After a couple of years in Franklin, Tennessee, where he became involved in another long term passion – dog rescue – he returned to Knoxville to work for Covenant Health when a twist of fate took him in a direction that would change his life. Friends invited him to take a pottery class at St. Andrews Episcopal Church in Maryville. He told himself, “I’m a little OCD. I can do this.” And he did. “The more I did, the more I tried.” It became a passion.
The wanderlust didn’t go away so easily, and he took a foray to Colorado Springs for three years where he continued working his new-found craft and volunteering for the Mill Dog Rescue. Tennessee wouldn’t let him go and, upon his return to Nashville for what would turn out to be a five year stay, his art took a professional turn.
He joined The Clay Lady’s Studio and helped run the gallery, which paid in studio time. He built a wood kiln and learned how to operate it. He learned how to operate a gas kiln and established a relationship with a broker who continues to sell the majority of the work he can produce. He had his first work featured in a gallery at Art and Invention Gallery Meg McFadyen, one of the owners became a mentor. “She pushes you to be better.” She’ll also have some of his work at this year’s Tomato Festival in Nashville.

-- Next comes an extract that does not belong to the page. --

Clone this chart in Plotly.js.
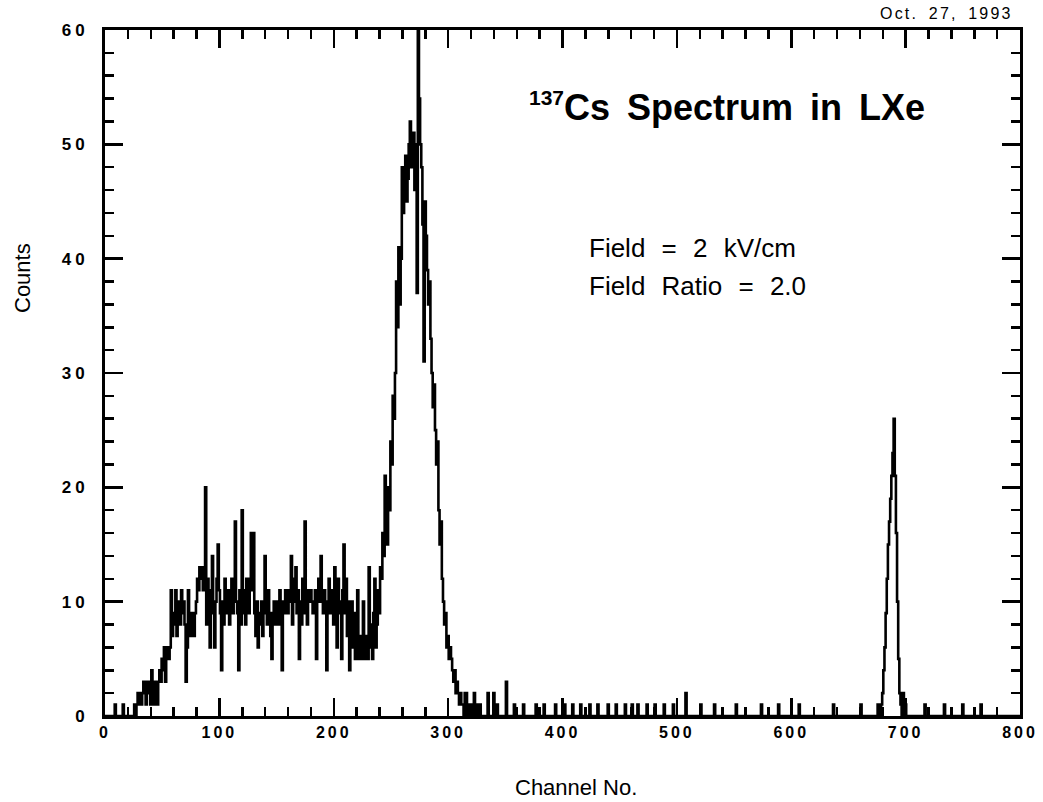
<!DOCTYPE html>
<html>
<head>
<meta charset="utf-8">
<script src="https://cdn.plot.ly/plotly-3.0.1.min.js"></script>
<style>
  html, body { margin: 0; padding: 0; background: #fff; }
  #chart { width: 1043px; height: 802px; }
  .xtick text { letter-spacing: 3px; }
  .ytick text { letter-spacing: 4px; }
  .annotation[data-index="0"] .annotation-text { word-spacing: 7px; }
  .annotation[data-index="1"] .annotation-text,
  .annotation[data-index="2"] .annotation-text { word-spacing: 9px; }
  .annotation[data-index="3"] .annotation-text { letter-spacing: 2.2px; word-spacing: 4px; }
</style>
</head>
<body>
<div id="chart"></div>
<script>
// Counts per channel, channels 0-329 (Compton region and photopeak)
const denseStart = 0;
const denseCounts = [
  0,0,0,0,0,0,0,0,0,1,
  0,0,0,0,0,0,1,0,0,0,
  0,0,0,0,0,0,1,0,1,2,
  1,2,1,2,3,2,1,3,2,3,
  1,4,2,1,3,2,1,3,4,3,
  5,4,6,3,5,6,5,6,11,7,
  9,8,11,7,10,9,8,11,9,10,
  8,3,6,11,8,7,9,8,7,9,
  10,12,11,13,12,13,11,12,20,8,
  12,10,6,11,14,9,6,10,12,15,
  11,9,4,10,8,12,10,9,11,8,
  10,12,9,11,17,10,9,4,11,8,
  18,9,11,8,12,10,9,12,16,11,
  16,9,7,10,6,9,8,10,7,9,
  14,10,8,11,9,7,5,9,10,8,
  10,9,8,11,9,4,10,9,11,10,
  9,11,10,14,8,12,10,13,9,11,
  5,10,8,12,9,17,10,8,11,10,
  11,10,9,10,11,5,10,12,10,14,
  10,9,11,10,4,10,12,9,11,10,
  8,13,10,6,12,9,10,5,11,15,
  9,12,7,10,4,8,10,6,9,5,
  6,11,5,7,6,5,10,6,5,7,
  5,13,6,8,5,9,12,6,8,11,
  9,13,12,16,14,21,17,15,20,18,
  24,22,28,26,30,38,34,41,36,40,
  48,44,46,49,45,47,50,52,48,49,
  51,46,50,37,60,54,50,48,43,31,
  45,42,39,36,38,33,30,27,29,25,
  22,24,18,15,17,12,10,8,9,6,
  7,5,6,5,4,3,4,2,3,2,
  1,2,1,1,0,2,2,0,1,0,
  1,0,0,2,0,1,0,0,1,0
];

// Isolated counts above the photopeak
const sparseChannels = [335,340,343,351,358,366,377,384,394,402,409,416,424,431,440,447,455,461,466,474,481,489,497,508,521,533,552,574,589,607,637,661,676,717,734,750,766];
const sparseCounts   = [2,2,1,3,1,1,1,1,1,1,1,1,1,1,1,1,1,1,1,1,1,1,1,2,1,1,1,1,1,1,1,1,1,1,1,1,1];

// Pulser peak
const pulserChannels = [679,680,681,682,683,684,685,686,687,688,689,690,691,692,693,694,695,696,697,698,699,700];
const pulserCounts   = [1,2,4,6,9,12,15,17,19,21,23,26,21,16,10,5,2,1,0,2,1,1];

const nChannels = 800;
const channels = [];
const counts = [];
for (let c = 0; c <= nChannels; c++) { channels.push(c); counts.push(0); }
denseCounts.forEach((v, i) => { counts[denseStart + i] = v; });
sparseChannels.forEach((c, i) => { counts[c] = sparseCounts[i]; });
pulserChannels.forEach((c, i) => { counts[c] = pulserCounts[i]; });

const xTickVals = [0,100,200,300,400,500,600,700,800];
const yTickVals = [0,10,20,30,40,50,60];

const trace = {
  x: channels,
  y: counts,
  type: 'scatter',
  mode: 'lines',
  line: { color: '#000', width: 2.6, shape: 'hvh', simplify: false },
  hoverinfo: 'x+y'
};

// plot frame in pixels: left 105, right 1020, top 30, bottom 716
const L = 105, R = 1020, T = 30, B = 716;
const px = v => (v - L) / (R - L);
const py = v => (B - v) / (B - T);

const fam = 'Liberation Sans, Arial, sans-serif';
const axisCommon = {
  showline: true, linecolor: '#000', linewidth: 3, mirror: 'ticks',
  ticks: 'inside', ticklen: 18, tickwidth: 2.5, tickcolor: '#000',
  showgrid: false, zeroline: false
};

const layout = {
  width: 1043, height: 802,
  margin: { l: L, r: 1043 - R, t: T, b: 802 - B, pad: 0 },
  paper_bgcolor: '#fff', plot_bgcolor: '#fff',
  showlegend: false,
  xaxis: Object.assign({}, axisCommon, {
    range: [0, 800], tickmode: 'array', tickvals: xTickVals,
    tickfont: { family: fam, size: 16, color: '#000', weight: 'bold' },
    minor: { dtick: 20, ticklen: 9, tickwidth: 2.5, tickcolor: '#000', ticks: 'inside', showgrid: false }
  }),
  yaxis: Object.assign({}, axisCommon, {
    range: [0, 60], tickmode: 'array', tickvals: yTickVals,
    tickfont: { family: fam, size: 17, color: '#000', weight: 'bold' },
    ticklabelstandoff: 10,
    minor: { dtick: 2, ticklen: 9, tickwidth: 2.5, tickcolor: '#000', ticks: 'inside', showgrid: false }
  }),
  annotations: [
    { text: '<sup><span style="font-size:21px">137</span></sup>Cs Spectrum in LXe', xref: 'paper', yref: 'paper',
      x: px(527), y: py(107), xanchor: 'left', yanchor: 'middle', align: 'left', showarrow: false,
      font: { family: fam, size: 36, color: '#000', weight: 'bold' } },
    { text: 'Field = 2 kV/cm', xref: 'paper', yref: 'paper',
      x: px(587), y: py(248), xanchor: 'left', yanchor: 'middle', align: 'left', showarrow: false,
      font: { family: fam, size: 26, color: '#000' } },
    { text: 'Field Ratio = 2.0', xref: 'paper', yref: 'paper',
      x: px(587), y: py(286), xanchor: 'left', yanchor: 'middle', align: 'left', showarrow: false,
      font: { family: fam, size: 26, color: '#000' } },
    { text: 'Oct. 27, 1993', xref: 'paper', yref: 'paper',
      x: px(878), y: py(13), xanchor: 'left', yanchor: 'middle', align: 'left', showarrow: false,
      font: { family: fam, size: 16, color: '#000' } },
    { text: 'Counts', xref: 'paper', yref: 'paper',
      x: px(22), y: py(278), xanchor: 'center', yanchor: 'middle', showarrow: false, textangle: -90,
      font: { family: fam, size: 22, color: '#000' } },
    { text: 'Channel No.', xref: 'paper', yref: 'paper',
      x: px(576), y: py(787), xanchor: 'center', yanchor: 'middle', showarrow: false,
      font: { family: fam, size: 22, color: '#000' } }
  ]
};

Plotly.newPlot('chart', [trace], layout, { displayModeBar: false, staticPlot: true });
</script>
</body>
</html>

While in Nashville, around 2011 he caught a couple of breaks. The first was when a new restaurant, The Tippler, located near Vanderbilt saw one of his pots at the Nashville Farmer’s Market and commissioned him to make their plates and serving pieces. Recalling it, he says, “It was completely by accident.”
Meanwhile, back at the Clay Lady’s Studio, Caroline Cercone took three months to teach him to operate a gas kiln. He started with a small kiln and moved to a much larger kiln. “She taught me everything I know about fired kilns.” He adds, “She taught me how to focus, pull things together and to work harder to get things done.” Around 2011 when Husk Nashville was set to open, Caroline was asked to do Husk’s dinnerware and serving dishes and she asked Preston to join her.

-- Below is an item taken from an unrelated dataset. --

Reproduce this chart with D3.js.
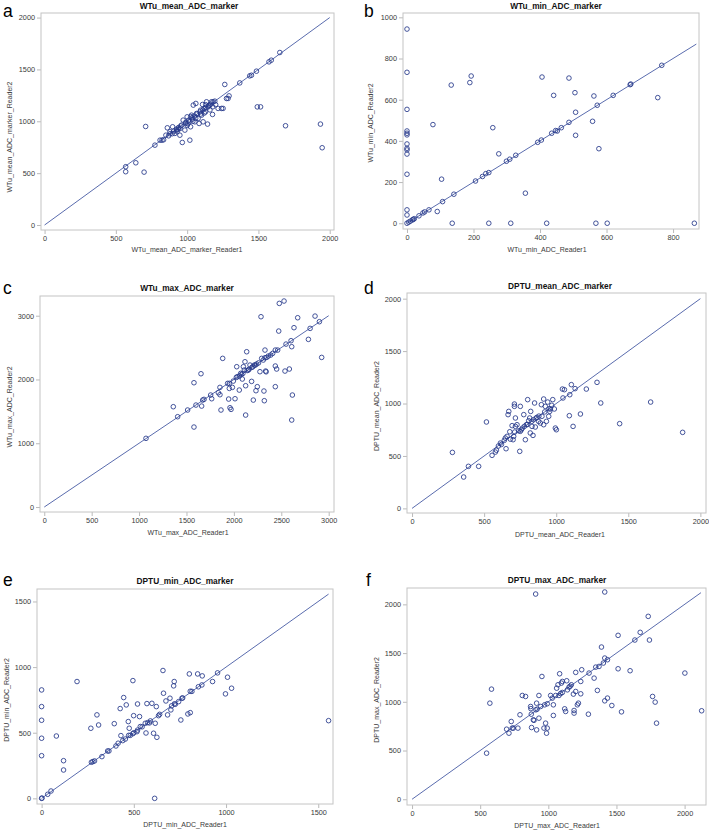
<!DOCTYPE html>
<html>
<head>
<meta charset="utf-8">
<script src="https://cdn.jsdelivr.net/npm/d3@7"></script>
<style>
  html, body { margin: 0; padding: 0; background: #fff; }
  svg { display: block; font-family: Arial, "Liberation Sans", sans-serif; }
</style>
</head>
<body>
<svg id="chart" width="709" height="834"></svg>
<script>
// ---------------- DATA ----------------
const panelLetters = ["a", "b", "c", "d", "e", "f"];
const titles = ["WTu_mean_ADC_marker", "WTu_min_ADC_marker", "WTu_max_ADC_marker",
                "DPTU_mean_ADC_marker", "DPTU_min_ADC_marker", "DPTU_max_ADC_marker"];
const xLabels = ["WTu_mean_ADC_marker_Reader1", "WTu_min_ADC_Reader1", "WTu_max_ADC_Reader1",
                 "DPTU_mean_ADC_Reader1", "DPTU_min_ADC_Reader1", "DPTU_max_ADC_Reader1"];
const yLabels = ["WTu_mean_ADC_marker_Reader2", "WTu_min_ADC_Reader2", "WTu_max_ADC_Reader2",
                 "DPTU_mean_ADC_Reader2", "DPTU_min_ADC_Reader2", "DPTU_max_ADC_Reader2"];
const xTicks = [[0, 500, 1000, 1500, 2000], [0, 200, 400, 600, 800], [0, 500, 1000, 1500, 2000, 2500, 3000],
                [0, 500, 1000, 1500, 2000], [0, 500, 1000, 1500], [0, 500, 1000, 1500, 2000]];
const yTicks = [[0, 500, 1000, 1500, 2000], [0, 200, 400, 600, 800, 1000], [0, 1000, 2000, 3000],
                [0, 500, 1000, 1500, 2000], [0, 500, 1000, 1500], [0, 500, 1000, 1500, 2000]];
const identityEnd = [2000, 870, 3000, 2000, 1556, 2120];

const wtuMean = [[569,562],[569,514],[640,600],[698,510],[709,950],[774,770],[810,818],[824,818],[835,822],
  [851,866],[861,937],[879,899],[898,947],[914,883],[926,915],[937,924],[949,866],[961,963],[966,796],[972,1011],
  [984,915],[991,979],[1000,1043],[1014,995],[1019,818],[1024,947],[1031,1059],[1038,1021],[1043,1156],[1054,995],
  [1061,1172],[1066,1075],[1077,1027],[1084,979],[1094,1107],[1101,1059],[1108,1162],[1112,995],[1119,1124],
  [1129,1091],[1136,1188],[1143,973],[1147,1139],[1159,1156],[1171,1188],[1178,1066],[1182,1188],[1194,1194],
  [1217,1124],[1241,1124],[1252,1124],[1264,1355],[1276,1220],[1287,1220],[1294,1245],[1369,1370],[1439,1438],
  [1451,1444],[1486,1483],[1492,1139],[1515,1139],[1574,1573],[1590,1589],[1650,1663],[1690,957],[1935,973],
  [1947,745],[880,880],[905,905],[925,925],[940,940],[955,955],[990,990],[1010,1010],[1035,1035],[1050,1050],
  [1070,1070],[1090,1090],[1110,1110],[1130,1130],[1150,1150],[1165,1165],[930,900],[950,930],[1005,975],
  [1040,1000],[1060,1030],[1095,1070],[1120,1080],[1000,960],[870,860],[895,880],[1180,1140],[1200,1160],
  [1025,1045],[1130,1160],[1160,1110]];

const wtuMin = [[0,943],[0,733],[0,553],[0,448],[0,437],[0,429],[0,385],[0,364],[0,356],[0,336],[0,238],[0,65],
  [0,40],[0,0],[5,5],[10,10],[16,16],[19,19],[22,22],[36,36],[48,50],[53,55],[66,65],[78,479],[91,57],[104,214],
  [107,105],[133,671],[136,0],[141,141],[189,683],[193,715],[206,205],[227,227],[237,241],[246,246],[246,0],
  [258,464],[276,337],[299,301],[309,311],[327,330],[312,0],[356,146],[393,393],[404,404],[406,710],[420,0],
  [435,437],[447,450],[452,448],[464,464],[441,621],[487,490],[487,705],[507,539],[505,634],[507,427],[558,495],
  [562,618],[568,0],[572,573],[577,362],[602,0],[620,621],[671,673],[673,676],[754,610],[766,767],[864,0]];

const wtuMax = [[1073,1077],[1361,1573],[1407,1416],[1512,1521],[1579,1949],[1579,1254],[1600,1599],[1653,2090],
  [1660,1583],[1671,1677],[1685,1688],[1755,1756],[1766,1698],[1836,1792],[1853,1876],[1853,1761],[1864,1521],
  [1882,2331],[1934,1939],[1952,1939],[1945,1693],[1959,1557],[1970,1531],[1952,1860],[1984,1876],[1994,1975],
  [2012,1698],[2030,2200],[2026,2033],[2036,2043],[2057,2054],[2057,1834],[2072,2096],[2089,2007],[2110,2148],
  [2100,2200],[2117,2278],[2124,1902],[2135,2435],[2124,1442],[2152,2148],[2170,2226],[2187,1970],[2205,1677],
  [2216,2226],[2233,1824],[2240,2242],[2247,1887],[2286,2984],[2275,2122],[2293,2331],[2310,2305],[2317,1819],
  [2335,2132],[2321,1667],[2328,2461],[2328,2341],[2346,2346],[2363,2367],[2388,2383],[2409,2409],[2437,2211],
  [2437,1887],[2451,2164],[2437,2461],[2462,2461],[2479,3193],[2529,3230],[2473,2759],[2539,2132],[2550,2555],
  [2585,2164],[2603,2608],[2610,2514],[2610,1364],[2617,1756],[2634,2812],[2673,2968],[2786,2629],[2804,2801],
  [2856,2994],[2902,2906],[2926,2346],[2080,2080],[2095,2095],[2140,2140],[2160,2160],[2190,2190],[2200,2200],
  [2225,2225],[2260,2260],[2340,2120]];

const dptuMean = [[280,534],[358,299],[391,401],[462,401],[516,824],[555,506],[578,537],[585,555],[599,595],
  [613,623],[620,610],[652,569],[640,649],[647,671],[659,687],[666,894],[671,925],[678,731],[682,660],[701,655],
  [705,687],[694,789],[712,728],[717,782],[710,995],[710,973],[717,862],[728,798],[747,544],[751,973],[751,735],
  [758,750],[775,894],[779,782],[786,655],[793,798],[802,1037],[809,836],[816,862],[820,719],[823,925],[832,782],
  [839,696],[843,846],[850,1005],[855,776],[866,868],[878,830],[890,814],[897,989],[901,878],[913,1043],[913,798],
  [924,973],[932,830],[941,1014],[948,878],[955,925],[960,948],[969,983],[976,1037],[987,948],[994,766],[1001,750],
  [1043,1138],[1047,1053],[1057,1132],[1091,884],[1094,1084],[1105,1180],[1117,782],[1131,1142],[1168,900],
  [1209,1138],[1283,1202],[1309,1005],[1440,808],[1655,1014],[1877,725],[740,740],[765,765],[800,800],[830,830],
  [860,860],[880,880],[920,920],[950,950]];

const dptuMin = [[0,826],[0,699],[0,595],[0,458],[0,325],[0,0],[2,2],[33,31],[51,56],[80,475],[119,287],[119,216],
  [192,890],[267,534],[270,275],[278,280],[287,285],[300,636],[309,559],[327,318],[358,361],[365,361],[394,569],
  [403,399],[415,420],[426,684],[430,478],[440,440],[445,768],[459,712],[454,452],[470,585],[475,534],[472,480],
  [481,480],[495,493],[495,897],[499,630],[500,500],[517,508],[520,719],[520,520],[531,623],[535,547],[545,545],
  [562,572],[566,498],[571,722],[575,577],[585,575],[590,590],[598,724],[607,496],[616,572],[622,699],[625,465],
  [613,0],[634,630],[640,640],[658,974],[661,801],[674,742],[683,636],[696,763],[701,674],[705,705],[719,890],
  [716,857],[720,720],[725,717],[743,737],[761,763],[765,765],[755,597],[793,643],[806,653],[806,816],[815,815],
  [801,948],[846,948],[850,850],[869,864],[871,933],[927,890],[954,956],[997,796],[1008,923],[1030,839],[1556,592]];

const dptuMax = [[547,473],[571,986],[583,1130],[694,719],[711,678],[728,798],[735,730],[743,730],[777,730],
  [792,867],[809,1065],[833,1055],[870,952],[872,930],[875,873],[877,736],[890,815],[895,810],[907,2106],[909,918],
  [914,986],[918,925],[914,712],[931,1065],[931,832],[944,952],[953,1260],[968,730],[973,969],[980,781],[987,678],
  [992,730],[992,980],[1017,1065],[1029,1038],[1037,860],[1037,969],[1054,1065],[1061,1140],[1071,1175],
  [1078,1065],[1090,1085],[1083,1288],[1096,1192],[1103,1209],[1103,1096],[1120,928],[1127,901],[1135,1216],
  [1140,1123],[1152,1151],[1160,1160],[1169,1175],[1184,1079],[1189,884],[1189,911],[1201,1106],[1201,1302],
  [1213,969],[1221,986],[1238,1209],[1238,1082],[1245,1329],[1294,873],[1299,1295],[1336,1243],[1348,1356],
  [1360,1117],[1372,1363],[1390,1562],[1404,1398],[1414,1449],[1414,2127],[1414,1010],[1434,1038],[1434,1432],
  [1466,962],[1512,1682],[1512,1339],[1537,897],[1600,1319],[1635,1634],[1674,1713],[1733,1877],[1742,1634],
  [1765,1055],[1784,997],[1794,781],[2002,1295],[2125,908]];

const series = [wtuMean, wtuMin, wtuMax, dptuMean, dptuMin, dptuMax];

// ---------------- LAYOUT ----------------
const layout = [
  { frame: [41, 334, 13, 230],   xDom: [-25, 2030], yDom: [-48, 2044],
    letter: [3, 16.5],   title: [189, 8.5],   xLab: [187, 252], yLab: [11.5, 137] },
  { frame: [403, 699, 13, 229],  xDom: [-12, 878],  yDom: [-28, 1021],
    letter: [364, 16.5], title: [556, 8.5],   xLab: [547, 252], yLab: [372.5, 123] },
  { frame: [40, 334, 296, 512],  xDom: [-45, 3056], yDom: [-78, 3309],
    letter: [3, 294],  title: [187, 290.5], xLab: [188, 535], yLab: [11.7, 407] },
  { frame: [407, 706, 293, 513], xDom: [-35, 2039], yDom: [-44, 2054],
    letter: [364, 294],title: [560, 289],   xLab: [560, 537], yLab: [379, 406] },
  { frame: [37, 333, 589, 804],  xDom: [-25, 1580], yDom: [-43, 1595],
    letter: [3, 586],  title: [185, 584],   xLab: [185, 827], yLab: [8.5, 700] },
  { frame: [407, 706, 588, 805], xDom: [-37, 2157], yDom: [-59, 2168],
    letter: [366, 586],title: [557, 582.7], xLab: [557, 828], yLab: [379, 700] }
];

const markerColor = "#26388a";
const lineColor = "#5a6cae";
const frameColor = "#c4c4c4";
const textColor = "#3a3a3a";

const svg = d3.select("#chart");

series.forEach((data, i) => {
  const L = layout[i];
  const [fx0, fx1, fy0, fy1] = L.frame;
  const x = d3.scaleLinear().domain(L.xDom).range([fx0, fx1]);
  const y = d3.scaleLinear().domain(L.yDom).range([fy1, fy0]);
  const g = svg.append("g");

  const clipId = "clip" + i;
  svg.append("clipPath").attr("id", clipId)
    .append("rect").attr("x", fx0).attr("y", fy0).attr("width", fx1 - fx0).attr("height", fy1 - fy0);

  // axes
  const xa = g.append("g").attr("transform", `translate(0,${fy1})`)
    .call(d3.axisBottom(x).tickValues(xTicks[i]).tickSize(4).tickPadding(1.5).tickFormat(d3.format("d")));
  const ya = g.append("g").attr("transform", `translate(${fx0},0)`)
    .call(d3.axisLeft(y).tickValues(yTicks[i]).tickSize(4).tickPadding(2).tickFormat(d3.format("d")));
  [xa, ya].forEach(a => {
    a.select(".domain").remove();
    a.selectAll(".tick line").attr("stroke", "#a8a8a8").attr("stroke-width", 0.8);
    a.selectAll(".tick text").attr("fill", textColor).style("font-size", "7.3px")
      .style("font-family", "Arial, 'Liberation Sans', sans-serif");
  });

  // frame
  g.append("rect").attr("x", fx0).attr("y", fy0).attr("width", fx1 - fx0).attr("height", fy1 - fy0)
    .attr("fill", "none").attr("stroke", frameColor).attr("stroke-width", 1);

  // identity line
  g.append("line").attr("clip-path", `url(#${clipId})`)
    .attr("x1", x(0)).attr("y1", y(0)).attr("x2", x(identityEnd[i])).attr("y2", y(identityEnd[i]))
    .attr("stroke", lineColor).attr("stroke-width", 1);

  // markers
  g.append("g").selectAll("circle").data(data).join("circle")
    .attr("cx", d => x(d[0])).attr("cy", d => y(d[1])).attr("r", 2.3)
    .attr("fill", "none").attr("stroke", markerColor).attr("stroke-width", 0.95).attr("stroke-opacity", 0.9);

  // title
  g.append("text").attr("x", L.title[0]).attr("y", L.title[1]).attr("text-anchor", "middle")
    .style("font-size", "8.3px").style("font-weight", "bold").attr("fill", "#111").text(titles[i]);

  // axis labels
  g.append("text").attr("x", L.xLab[0]).attr("y", L.xLab[1]).attr("text-anchor", "middle")
    .style("font-size", "7px").attr("fill", textColor).text(xLabels[i]);
  g.append("text").attr("transform", `translate(${L.yLab[0]},${L.yLab[1]}) rotate(-90)`)
    .attr("text-anchor", "middle").style("font-size", "7px").attr("fill", textColor).text(yLabels[i]);

  // panel letter
  g.append("text").attr("x", L.letter[0]).attr("y", L.letter[1])
    .style("font-size", "17.5px").attr("fill", "#000").text(panelLetters[i]);
});
</script>
</body>
</html>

After a side trip, “for a couple of quick years,” to Wisconsin, he returned to east Tennessee to be closer to family. He returned to the family farm in the fall of 2015 and moved back into Knoxville about a year later. He says he walked into Mighty Mudd and said, “I’m back.” Once the business moved to their new location on Jennings, he was able to move his equipment from his nearby Old North Knoxville home and begin work in the studio.
Meanwhile, Arthur Hsu, a long-time employee of the Travel Channel has signed up for his first pottery class at Mighty Mudd. He recognized Parker from his Facebook picture and invited him to a dinner party at his house. Parker says, “I almost didn’t go.” But he did and the two began dating, with the relationship eventually becoming professional as Arthur took to his new endeavor.
He’d moved to Knoxville from D.C. when he was transferred two years ago and says, “I love everything about Knoxville,” citing his great friends and the local breweries. He became curious about pottery and says he couldn’t resist the fact that classes were offered two blocks from his home. At first he didn’t care for it and he struggled. Parker helped him get better and now he considers it an extension of the creativity he brings to his work with the Travel Channel.
Arthur says the two are Thursday night regulars at the Old City Wine Bar (half price bottles!) and one night he blurted to Chef Paul, “You should have Parker do your plates.” Chef Paul was open to it and asked to see his work. Parker said, “I told him, ‘I’ll make some for you.’ I made some pieces I liked and showed him, they made suggestions and I incorporated them.It took about fifteen tries to get the glaze the way I wanted.”
He’s been working on the project for about three months, saying, “making pottery is muscle memory in your hands.” He has just about another month to finish the project so they can open and he’s spreading the work out so he doesn’t take all the kiln time at Mighty Mudd for the large job. Arthur has joined him for the project, marking his professional debut.
Asked what is next, he pauses. “I’d like to move more into art and to take chances. I thought the other day, ‘I’ve succeeded. I have a full life of family, friends and work.